La France, en choisissant Nicolas Sarkozy comme successeur de Jacques Chirac, a clairement adhéré à un projet politique qui devrait s’incarner rapidement, avec la nomination d’un gouvernement et l’obtention d’une majorité parlementaire. Certes, une moitié du pays ne s’est pas reconnue dans ce projet. Mais c’est la règle du jeu et l’opposition frontale, qui s’est notamment manifestée dans l’ultime partie de la compétition, ne saurait faire oublier ce qu’il y avait de commun dans les aspirations des deux camps. Les deux champions ont voulu renouveler leurs familles politiques et préparer des changements pour rendre le pays plus apte à affronter le monde du XXIe siècle. Nous avons changé d’époque depuis la chute du mur de Berlin et l’émergence de nouvelles puissances comme la Chine, l’Inde, le Brésil nous impose de tout reconsidérer : notre stratégie économique, notre conception de l’Europe et nos rapports avec les Etats-Unis.
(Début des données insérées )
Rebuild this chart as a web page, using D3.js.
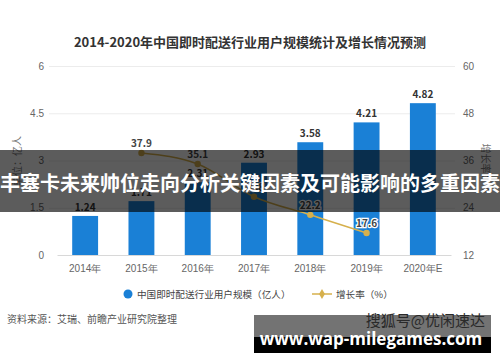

La seule idéologie du marché ne suffit pas à compenser nos carences de développement, et la construction européenne ne se pose plus exactement dans les termes posés par les Pères fondateurs. La fédération d’Etats-nations chère à Jacques Delors est aux prises avec les dimensions d’un continent d’un demi-milliard d’hommes et les contradictions d’un élargissement qui nous a éloignés de la petite Europe pilotée par le couple franco-allemand. Par ailleurs, la question cruciale de l’adhésion possible de la Turquie intervient comme une interrogation brutale sur l’identité de cette construction encore plus indéfinissable. L’idée lancée, tout à la fin de sa campagne, par Nicolas Sarkozy, d’un nouveau projet méditerranéen apparaît séduisante, même si elle est très problématique. Du moins nous oblige-t-elle à nous déterminer par rapport à nos plus grands défis : la coexistence équilibrée des peuples de la mare nostrum et le devenir d’un continent africain en plein désarroi. A répondre à de tels appels, l’Europe montrera sa capacité à formuler sa raison d’être. Sinon, nous risquons la cacophonie et la discorde.
Enfin, si le président Sarkozy et Madame Royal ont tous deux préconisé une exigence éthique supérieure, il n’est nullement évident que celle-ci ait trouvé son véritable éclairage et sa dimension anthropologique. L’étonnante querelle sur Mai 68, qui pourrait être très intéressante, n’a pas encore débouché sur les dérives insupportables qui mènent au suicide démographique de nos pays, à l’impérialisme d’un scientisme manipulateur et arrogant, aux pratiques eugénistes et euthanasiques… Si c’est la défaite de Mai 68 qui a été consacrée dimanche, il reste à démontrer que c’est en faveur d’un sursaut de la Vie et de l’essor de l’Esprit. Selon le vœu de Maurice Clavel, nous attendons toujours la véritable émergence d’un Renouveau.